Bachs Matthäus-Passion ist ein Monument – derart facettenreich, derart vielschichtig, dass sich eine Neubetrachtung stets lohnt. Neue Aspekte hat vor allem der Bach-Forscher Klaus Hofmann aufgrund aktueller Quellenforschung ausgemacht. Er hat Bachs nicht gerade spielfreundliche Originalpartitur kritisch gelesen, Artikulationsfragen neu gedeutet, sie einer musikwissenschaftlichen Analyse unterzogen und eine neue Ausgabe erstellt. Auf ihr fußt Frieder Bernius’ Interpretation, eine innerlich sehr berührende Deutung.
Seine Matthäus-Passion ist nicht nur Leiden, auch Leidenschaft, sie ist nicht nur Trauer über den schmerzhaften Tod Jesu, sie ist auch Hoffnung. Nirgendwo kommt dieser rhetorische Dualismus am ergreifendsten zum Ausdruck als während des Karfreitagsgeschehens – ‘Wenn ich einmal soll scheiden’.

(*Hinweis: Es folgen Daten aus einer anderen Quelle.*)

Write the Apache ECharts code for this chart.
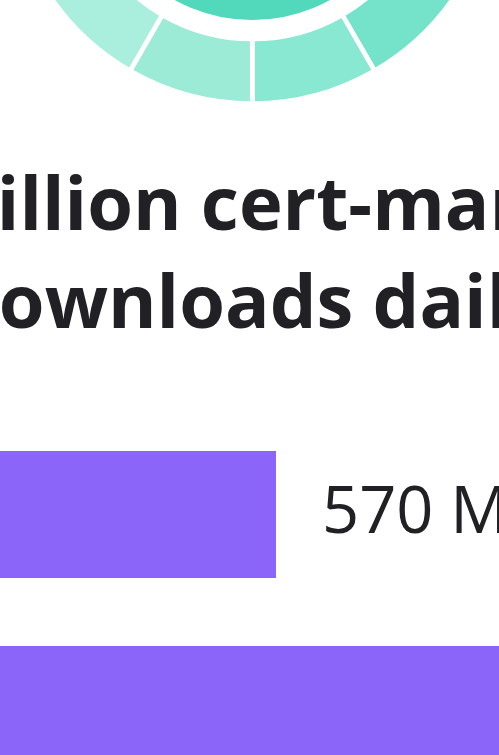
<!DOCTYPE html>
<html>
<head>
<meta charset="utf-8">
<script src="https://cdn.jsdelivr.net/npm/echarts@6/dist/echarts.min.js"></script>
<style>
html,body{margin:0;padding:0;background:#fff;}
#chart{width:499px;height:755px;}
</style>
</head>
<body>
<div id="chart"></div>
<script>
// Ring segments (12 equal parts, clockwise from top)
const ringSegments = ['s1','s2','s3','s4','s5','s6','s7','s8','s9','s10','s11','s12'];
const ringValues = [1,1,1,1,1,1,1,1,1,1,1,1];
const ringColors = ['#3fd3b1','#49d6b6','#5bdcbf','#66e0c4','#74e3c9','#88e8d2','#9beBd7','#aaeedd','#b8f1e3','#c4f4e8','#cff6ec','#d9f8f1'];
const coreValue = [1];

// Title lines
const titleLines = ['billion cert-manager', 'downloads daily'];

// Bars
const barCategories = ['Previous', 'Current'];
const barValues = [570, 1000];
const barUnit = 'Million';

const chart = echarts.init(document.getElementById('chart'), null, {renderer: 'canvas'});

const titleFont = {fontFamily: 'Open Sans', fontWeight: 700, fontSize: 74, fill: '#212024',
  textAlign: 'left', verticalAlign: 'bottom'};

const option = {
  animation: false,
  backgroundColor: '#ffffff',
  graphic: [
    {type: 'text', x: -50, y: 246, style: Object.assign({text: titleLines[0]}, titleFont)},
    {type: 'text', x: -48, y: 344, style: Object.assign({text: titleLines[1]}, titleFont)}
  ],
  grid: {left: -300, right: -211.5, top: 417, bottom: -52, containLabel: false, outerBoundsMode: 'none'},
  xAxis: {type: 'value', min: 0, max: 1000, show: false},
  yAxis: {type: 'category', data: barCategories, inverse: true, show: false},
  series: [
    {
      type: 'pie', silent: true,
      center: [252.3, -141], radius: [180, 244.5],
      startAngle: 90, clockwise: true,
      label: {show: false}, labelLine: {show: false},
      itemStyle: {borderColor: '#ffffff', borderWidth: 4.7},
      data: ringSegments.map((n, i) => ({name: n, value: ringValues[i], itemStyle: {color: ringColors[i]}}))
    },
    {
      type: 'pie', silent: true,
      center: [252.3, -141], radius: [0, 161],
      label: {show: false}, labelLine: {show: false},
      itemStyle: {color: '#52d9bb'},
      data: coreValue.map(v => ({name: 'core', value: v}))
    },
    {
      type: 'bar', silent: true,
      data: barValues,
      barWidth: 127,
      itemStyle: {color: '#8b65f9'},
      label: {
        show: true, position: 'right', distance: 46,
        formatter: p => p.value + ' ' + barUnit,
        fontFamily: 'Open Sans', fontSize: 65, color: '#212024'
      }
    }
  ]
};
chart.setOption(option);
</script>
</body>
</html>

Bernius setzt auf ein sehr nuanciertes Farbenspektrum, das die Intimität des Geschehens, aber auch das Unfassbare, Unvorstellbare, Geheimnisvolle klar herausstreicht. Sein Klang bleibt stets schlank, transparent, die Rhetorik ist affektvoll, verinnerlicht. Sie fordert förmlich zum Nachdenken über das Gesagte und Gesungene heraus.